= Flats boat =

Flats boat with poling platform

Flats boats are a category of boat designed primarily for fishing in protected, shallow water areas often referred to as "flats" by anglers.

While the name may be misconstrued to mean the boat hull is flat, this is not generally the case and include various v-hull designs. However some flats boats designs, sometimes called skiffs are truly a flat-bottomed boat design.

The deadrise (which, simplified, is a measure of the angle of bottom in v-hull boats) of most flats boats is generally a small angle because larger deadrise often requires more water displacement which increase the boat's draft and is not desirable for flats boats in shallow water. However, lower deadrise may produce a rougher ride in choppy water than a comparable boat with larger deadrise angle.

== Common Features ==
Flats boats are often small easily trailerable boats although some may reach up to 23 ft in length or more. They are typically equipped with outboard motors and offer a relatively shallow draft compared to other boats of the same length, to allow for passage over sandbars, oyster beds or other submerged objects or underwater features with less risk of damaging the hull or engine.

Some flats boats may be equipped with features such as a "jack plate" which allow the operator of the boat to lift the outboard vertically in addition to the tilt and trim mechanisms generally offered by many outboard motors. They may also be equipped with trim tabs. Both jack plates and trim tabs can offer an advantage in shallow water starts to plane among other uses. Additionally, some flats boats may be equipped with a "poling platform" which allows for a fishing guide or other person to push the boat in shallow water while an angler fishes from the bow.

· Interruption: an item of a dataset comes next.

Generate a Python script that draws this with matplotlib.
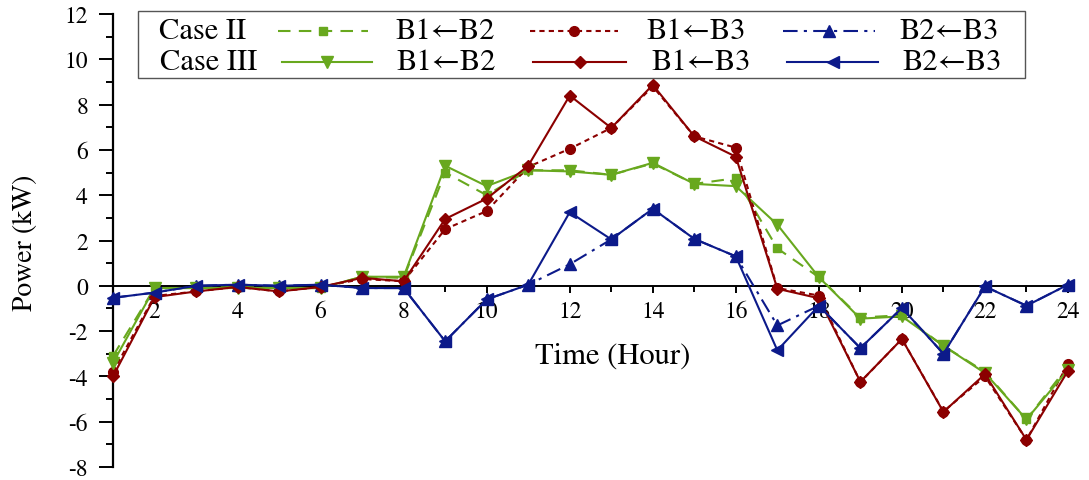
import matplotlib
matplotlib.use("Agg")
import matplotlib.pyplot as plt
from matplotlib.ticker import MultipleLocator
from matplotlib.patches import Rectangle
from matplotlib.lines import Line2D

# ---------------- data ----------------
hours = list(range(1, 25))

case2_b1b2 = [-3.1, -0.1, -0.1, -0.05, -0.1, -0.1, 0.4, 0.35, 5.0, 4.0, 5.1, 5.1,
              4.9, 5.4, 4.5, 4.75, 1.65, 0.38, -1.4, -1.3, -2.65, -3.8, -5.9, -3.55]
case3_b1b2 = [-3.4, -0.1, -0.1, -0.1, -0.1, -0.1, 0.4, 0.4, 5.3, 4.4, 5.1, 5.05,
              4.9, 5.43, 4.5, 4.4, 2.7, 0.38, -1.45, -1.35, -2.65, -3.85, -5.9, -3.7]
case2_b1b3 = [-3.8, -0.45, -0.25, -0.05, -0.25, -0.05, 0.3, 0.2, 2.5, 3.3, 5.25, 6.05,
              6.97, 8.8, 6.6, 6.1, -0.1, -0.43, -4.25, -2.35, -5.55, -4.0, -6.8, -3.45]
case3_b1b3 = [-4.0, -0.5, -0.25, -0.05, -0.25, -0.05, 0.35, 0.2, 2.95, 3.85, 5.3, 8.4,
              6.97, 8.87, 6.6, 5.7, -0.13, -0.55, -4.24, -2.35, -5.57, -3.9, -6.8, -3.75]
case2_b2b3 = [-0.53, -0.3, 0.0, 0.05, 0.0, 0.05, -0.1, -0.1, -2.45, -0.6, 0.05, 0.95,
              2.05, 3.4, 2.07, 1.3, -1.75, -0.88, -2.75, -0.98, -3.0, -0.03, -0.88, 0.05]
case3_b2b3 = [-0.53, -0.3, 0.0, 0.05, 0.0, 0.05, -0.1, -0.1, -2.45, -0.6, 0.05, 3.25,
              2.05, 3.4, 2.07, 1.3, -2.85, -0.88, -2.75, -0.98, -3.0, -0.03, -0.88, 0.05]

case_labels = ["Case II", "Case III"]
pair_labels = ["B1\u2190B2", "B1\u2190B3", "B2\u2190B3"]

GREEN = "#68a81e"
RED = "#8b0000"
BLUE = "#0c1a8a"

plt.rcParams["font.family"] = ["STIXGeneral", "Liberation Serif", "DejaVu Serif"]
plt.rcParams["axes.unicode_minus"] = False

fig = plt.figure(figsize=(10.89, 4.81), dpi=100)
W, H = 1089, 481
ax_l, ax_r, ax_t, ax_b = 113, 1068, 15, 468
ax = fig.add_axes([ax_l / W, 1 - ax_b / H, (ax_r - ax_l) / W, (ax_b - ax_t) / H])

lw = 1.5
styles = [
    (case2_b1b2, dict(color=GREEN, ls=(0, (6, 4)), marker="s", ms=6)),
    (case2_b1b3, dict(color=RED, ls=(0, (2.5, 2)), marker="o", ms=7)),
    (case2_b2b3, dict(color=BLUE, ls=(0, (7, 3, 1.5, 3)), marker="^", ms=8)),
    (case3_b1b2, dict(color=GREEN, ls="-", marker="v", ms=8)),
    (case3_b1b3, dict(color=RED, ls="-", marker="D", ms=6.5)),
    (case3_b2b3, dict(color=BLUE, ls="-", marker="<", ms=8)),
]
for vals, st in styles:
    ax.plot(hours, vals, lw=lw, clip_on=False, zorder=3, **st)

ax.set_xlim(1, 24)
ax.set_ylim(-8, 12)
ax.spines["top"].set_visible(False)
ax.spines["right"].set_visible(False)
ax.spines["bottom"].set_position(("data", 0))
ax.spines["left"].set_linewidth(1.6)
ax.spines["bottom"].set_linewidth(1.4)

ax.xaxis.set_major_locator(MultipleLocator(2))
ax.xaxis.set_minor_locator(MultipleLocator(1))
ax.yaxis.set_major_locator(MultipleLocator(2))
ax.yaxis.set_minor_locator(MultipleLocator(1))
ax.tick_params(axis="x", which="major", direction="out", length=5, width=1.4, pad=6, labelsize=17)
ax.tick_params(axis="x", which="minor", direction="out", length=4, width=1.4)
ax.tick_params(axis="y", which="major", direction="out", length=10, width=1.4, pad=8, labelsize=17)
ax.tick_params(axis="y", which="minor", direction="out", length=5, width=1.4)
for lab in ax.get_xticklabels():
    lab.set_zorder(1)

ax.set_xlabel("Time (Hour)", fontsize=22)
ax.xaxis.set_label_coords((613 - ax_l) / (ax_r - ax_l), (ax_b - 357) / (ax_b - ax_t))
ax.xaxis.label.set_verticalalignment("center")
ax.set_ylabel("Power (kW)", fontsize=20)
ax.yaxis.set_label_coords((25 - ax_l) / (ax_r - ax_l), (ax_b - 243) / (ax_b - ax_t))
ax.yaxis.label.set_verticalalignment("center")


# ---------------- legend (drawn as a boxed key) ----------------
def fx(px):
    return (px - ax_l) / (ax_r - ax_l)


def fy(py):
    return (ax_b - py) / (ax_b - ax_t)


frame = Rectangle((fx(138), fy(79)), fx(1025) - fx(138), fy(12) - fy(79),
                  transform=ax.transAxes, fill=True, facecolor="white",
                  edgecolor="#555555", lw=1.0, clip_on=False, zorder=5)
ax.add_patch(frame)

rows_y = [32, 63]
case_centers = [203, 209]
text_centers = [[445, 696, 949], [446, 701, 952]]
key_spans = [[(278, 368), (530, 618), (783, 875)],
             [(282, 372), (533, 626), (787, 878)]]
row_styles = [styles[0:3], styles[3:6]]
fs_leg = 22
for r in range(2):
    yy = fy(rows_y[r])
    ax.text(fx(case_centers[r]), yy, case_labels[r], transform=ax.transAxes,
            ha="center", va="center", fontsize=fs_leg, zorder=6)
    for c in range(3):
        ax.text(fx(text_centers[r][c]), yy, pair_labels[c], transform=ax.transAxes,
                ha="center", va="center", fontsize=fs_leg, zorder=6)
        x0, x1 = key_spans[r][c]
        st = dict(row_styles[r][c][1])
        mk = st.pop("marker")
        ms = st.pop("ms")
        ax.add_line(Line2D([fx(x0), fx(x1)], [yy, yy], transform=ax.transAxes,
                           lw=lw, clip_on=False, zorder=6, **st))
        ax.add_line(Line2D([fx((x0 + x1) / 2)], [yy], transform=ax.transAxes,
                           marker=mk, ms=ms, color=st["color"], ls="none",
                           clip_on=False, zorder=7))

fig.savefig("out.png", dpi=100)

Flats boats may be designed as an open cockpit and tiller controlled outboard motor, a side console or center console.

== Micro-skiffs ==
Micro-skiffs (which are, generally, a smaller and lighter, no-frills design similar to a number of flats boats) may be considered by some as a subcategory of flats boat.

== Safety Concerns ==
Some concerns have been raised about the safety of certain designs of flats boats, particularly the tunnel vee, according to a USCG study in 2013.

Tunnel vee boats, sometimes referred to as tunnel hull boats, are a design in which the center of the boat hull is essentially cut out for some length into a shape which may be somewhat similar to a catamaran in that in that section the boat hull may resemble sponsons instead of coming to a "vee" shape at the bottom. This design allows for mounting (or raising with a jack plate) the outboard motor higher while still allowing significant water flow to the propeller and the motor's cooling water intake. One advantage of this design is when operating the boat at speed in shallow waters with the engine raised where there is less restriction for the upward flow of water to the outboard motor's cooling water intake.